* _GIVEN TASK_
For this exercise, repeat all of the material verbatim apart from its images.

* _MATERIAL_
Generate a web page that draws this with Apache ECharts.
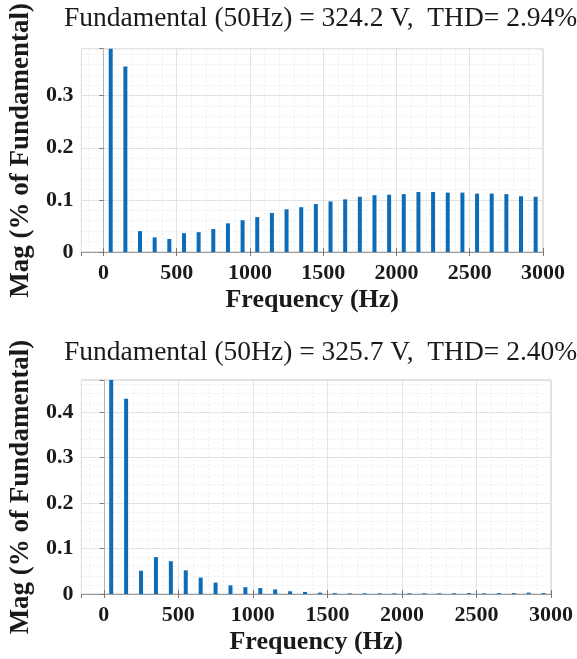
<!DOCTYPE html>
<html>
<head>
<meta charset="utf-8">
<script src="https://cdn.jsdelivr.net/npm/echarts@6/dist/echarts.min.js"></script>
<style>
html,body{margin:0;padding:0;background:#fff;}
#c{width:577px;height:659px;}
</style>
</head>
<body>
<div id="c"></div>
<script>
// Harmonic frequencies (Hz)
const freqs = [50,150,250,350,450,550,650,750,850,950,1050,1150,1250,1350,1450,1550,1650,1750,1850,1950,2050,2150,2250,2350,2450,2550,2650,2750,2850,2950];
// Top spectrum magnitudes (% of fundamental); fundamental = 100 (clipped)
const magTop = [100,0.356,0.040,0.028,0.025,0.036,0.038,0.044,0.055,0.061,0.067,0.075,0.082,0.086,0.092,0.097,0.101,0.106,0.109,0.110,0.111,0.115,0.115,0.114,0.114,0.112,0.112,0.111,0.107,0.106];
// Bottom spectrum magnitudes
const magBottom = [100,0.429,0.051,0.081,0.072,0.052,0.036,0.025,0.019,0.015,0.013,0.010,0.006,0.0045,0.003,0.002,0.0015,0.0015,0.0015,0.0015,0.0015,0.0015,0.0015,0.0015,0.002,0.0015,0.002,0.002,0.003,0.002];
const titles = ['Fundamental (50Hz) = 324.2 V,  THD= 2.94%', 'Fundamental (50Hz) = 325.7 V,  THD= 2.40%'];
const yMax = [0.39, 0.47];
const xMin = -150, xMax = 3000;

const serif = 'Liberation Serif';
const barColor = '#0d6cb8';

const grids = [
  {left: 76, top: 41, width: 467, height: 211},
  {left: 77, top: 380, width: 474, height: 214}
];

function mainX(gi){
  return {
    type: 'value', gridIndex: gi, min: xMin, max: xMax, splitNumber: 6,
    name: 'Frequency (Hz)', nameLocation: 'middle', nameGap: 35,
    nameTextStyle: {fontFamily: serif, fontWeight: 'bold', fontSize: 26, color: '#1a1a1a'},
    axisLine: {show: true, lineStyle: {color: '#9a9a9a', width: 1}},
    axisTick: {show: true, inside: true, length: 4, lineStyle: {color: '#777'}},
    minorTick: {show: false, splitNumber: 5},
    axisLabel: {showMinLabel: false, margin: 10, fontFamily: serif, fontWeight: 'bold', fontSize: 22, color: '#1a1a1a',
      formatter: v => (v < 0 ? '' : String(v))},
    splitLine: {show: true, lineStyle: {color: '#e2e2e2', width: 1}},
    minorSplitLine: {show: true, lineStyle: {color: '#eeeeee', width: 1, type: [2,2]}}
  };
}
function topX(gi){
  return {
    type: 'value', gridIndex: gi, min: xMin, max: xMax, splitNumber: 6, position: 'top',
    axisLine: {show: false}, axisLabel: {show: false}, splitLine: {show: false},
    axisTick: {show: true, inside: true, length: 4, lineStyle: {color: '#777'}}
  };
}
function mainY(gi){
  return {
    type: 'value', gridIndex: gi, min: 0, max: yMax[gi], interval: 0.1,
    name: 'Mag (% of Fundamental)', nameLocation: 'middle', nameGap: 41,
    nameTextStyle: {fontFamily: serif, fontWeight: 'bold', fontSize: 27, color: '#1a1a1a'},
    axisLine: {show: true, lineStyle: {color: '#b5b5b5', width: 1}},
    axisTick: {show: false},
    minorTick: {show: false, splitNumber: 5},
    axisLabel: {showMaxLabel: false, margin: 8, fontFamily: serif, fontWeight: 'bold', fontSize: 22, color: '#1a1a1a'},
    splitLine: {show: true, lineStyle: {color: '#e2e2e2', width: 1}},
    minorSplitLine: {show: true, lineStyle: {color: '#eeeeee', width: 1, type: [2,2]}}
  };
}
function rightY(gi){
  return {
    type: 'value', gridIndex: gi, min: 0, max: yMax[gi], interval: 0.1, position: 'right',
    axisLine: {show: false}, axisLabel: {show: false}, splitLine: {show: false},
    axisTick: {show: true, inside: true, length: 4, lineStyle: {color: '#777'}}
  };
}

const chart = echarts.init(document.getElementById('c'), null, {renderer: 'canvas'});
chart.setOption({
  backgroundColor: '#fff',
  animation: false,
  title: [
    {text: titles[0], left: 59, top: 0, textStyle: {fontFamily: serif, fontWeight: 'normal', fontSize: 27.5, color: '#1a1a1a'}},
    {text: titles[1], left: 59, top: 334, textStyle: {fontFamily: serif, fontWeight: 'normal', fontSize: 27.5, color: '#1a1a1a'}}
  ],
  grid: grids.map(g => Object.assign({show: true, borderColor: '#c8c8c8', borderWidth: 1, backgroundColor: '#fff'}, g)),
  xAxis: [mainX(0), mainX(1), topX(0), topX(1)],
  yAxis: [mainY(0), mainY(1), rightY(0), rightY(1)],
  series: [
    {type: 'bar', xAxisIndex: 0, yAxisIndex: 0, barWidth: 4, clip: true,
     itemStyle: {color: barColor}, data: freqs.map((f, i) => [f, magTop[i]])},
    {type: 'bar', xAxisIndex: 1, yAxisIndex: 1, barWidth: 4, clip: true,
     itemStyle: {color: barColor}, data: freqs.map((f, i) => [f, magBottom[i]])}
  ]
});
</script>
</body>
</html>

* _REPLY_
Generate a web page that draws this with Apache ECharts.
<!DOCTYPE html>
<html>
<head>
<meta charset="utf-8">
<script src="https://cdn.jsdelivr.net/npm/echarts@6/dist/echarts.min.js"></script>
<style>
html,body{margin:0;padding:0;background:#fff;}
#c{width:577px;height:659px;}
</style>
</head>
<body>
<div id="c"></div>
<script>
// Harmonic frequencies (Hz)
const freqs = [50,150,250,350,450,550,650,750,850,950,1050,1150,1250,1350,1450,1550,1650,1750,1850,1950,2050,2150,2250,2350,2450,2550,2650,2750,2850,2950];
// Top spectrum magnitudes (% of fundamental); fundamental = 100 (clipped)
const magTop = [100,0.356,0.040,0.028,0.025,0.036,0.038,0.044,0.055,0.061,0.067,0.075,0.082,0.086,0.092,0.097,0.101,0.106,0.109,0.110,0.111,0.115,0.115,0.114,0.114,0.112,0.112,0.111,0.107,0.106];
// Bottom spectrum magnitudes
const magBottom = [100,0.429,0.051,0.081,0.072,0.052,0.036,0.025,0.019,0.015,0.013,0.010,0.006,0.0045,0.003,0.002,0.0015,0.0015,0.0015,0.0015,0.0015,0.0015,0.0015,0.0015,0.002,0.0015,0.002,0.002,0.003,0.002];
const titles = ['Fundamental (50Hz) = 324.2 V,  THD= 2.94%', 'Fundamental (50Hz) = 325.7 V,  THD= 2.40%'];
const yMax = [0.39, 0.47];
const xMin = -150, xMax = 3000;

const serif = 'Liberation Serif';
const barColor = '#0d6cb8';

const grids = [
  {left: 76, top: 41, width: 467, height: 211},
  {left: 77, top: 380, width: 474, height: 214}
];

function mainX(gi){
  return {
    type: 'value', gridIndex: gi, min: xMin, max: xMax, splitNumber: 6,
    name: 'Frequency (Hz)', nameLocation: 'middle', nameGap: 35,
    nameTextStyle: {fontFamily: serif, fontWeight: 'bold', fontSize: 26, color: '#1a1a1a'},
    axisLine: {show: true, lineStyle: {color: '#9a9a9a', width: 1}},
    axisTick: {show: true, inside: true, length: 4, lineStyle: {color: '#777'}},
    minorTick: {show: false, splitNumber: 5},
    axisLabel: {showMinLabel: false, margin: 10, fontFamily: serif, fontWeight: 'bold', fontSize: 22, color: '#1a1a1a',
      formatter: v => (v < 0 ? '' : String(v))},
    splitLine: {show: true, lineStyle: {color: '#e2e2e2', width: 1}},
    minorSplitLine: {show: true, lineStyle: {color: '#eeeeee', width: 1, type: [2,2]}}
  };
}
function topX(gi){
  return {
    type: 'value', gridIndex: gi, min: xMin, max: xMax, splitNumber: 6, position: 'top',
    axisLine: {show: false}, axisLabel: {show: false}, splitLine: {show: false},
    axisTick: {show: true, inside: true, length: 4, lineStyle: {color: '#777'}}
  };
}
function mainY(gi){
  return {
    type: 'value', gridIndex: gi, min: 0, max: yMax[gi], interval: 0.1,
    name: 'Mag (% of Fundamental)', nameLocation: 'middle', nameGap: 41,
    nameTextStyle: {fontFamily: serif, fontWeight: 'bold', fontSize: 27, color: '#1a1a1a'},
    axisLine: {show: true, lineStyle: {color: '#b5b5b5', width: 1}},
    axisTick: {show: false},
    minorTick: {show: false, splitNumber: 5},
    axisLabel: {showMaxLabel: false, margin: 8, fontFamily: serif, fontWeight: 'bold', fontSize: 22, color: '#1a1a1a'},
    splitLine: {show: true, lineStyle: {color: '#e2e2e2', width: 1}},
    minorSplitLine: {show: true, lineStyle: {color: '#eeeeee', width: 1, type: [2,2]}}
  };
}
function rightY(gi){
  return {
    type: 'value', gridIndex: gi, min: 0, max: yMax[gi], interval: 0.1, position: 'right',
    axisLine: {show: false}, axisLabel: {show: false}, splitLine: {show: false},
    axisTick: {show: true, inside: true, length: 4, lineStyle: {color: '#777'}}
  };
}

const chart = echarts.init(document.getElementById('c'), null, {renderer: 'canvas'});
chart.setOption({
  backgroundColor: '#fff',
  animation: false,
  title: [
    {text: titles[0], left: 59, top: 0, textStyle: {fontFamily: serif, fontWeight: 'normal', fontSize: 27.5, color: '#1a1a1a'}},
    {text: titles[1], left: 59, top: 334, textStyle: {fontFamily: serif, fontWeight: 'normal', fontSize: 27.5, color: '#1a1a1a'}}
  ],
  grid: grids.map(g => Object.assign({show: true, borderColor: '#c8c8c8', borderWidth: 1, backgroundColor: '#fff'}, g)),
  xAxis: [mainX(0), mainX(1), topX(0), topX(1)],
  yAxis: [mainY(0), mainY(1), rightY(0), rightY(1)],
  series: [
    {type: 'bar', xAxisIndex: 0, yAxisIndex: 0, barWidth: 4, clip: true,
     itemStyle: {color: barColor}, data: freqs.map((f, i) => [f, magTop[i]])},
    {type: 'bar', xAxisIndex: 1, yAxisIndex: 1, barWidth: 4, clip: true,
     itemStyle: {color: barColor}, data: freqs.map((f, i) => [f, magBottom[i]])}
  ]
});
</script>
</body>
</html>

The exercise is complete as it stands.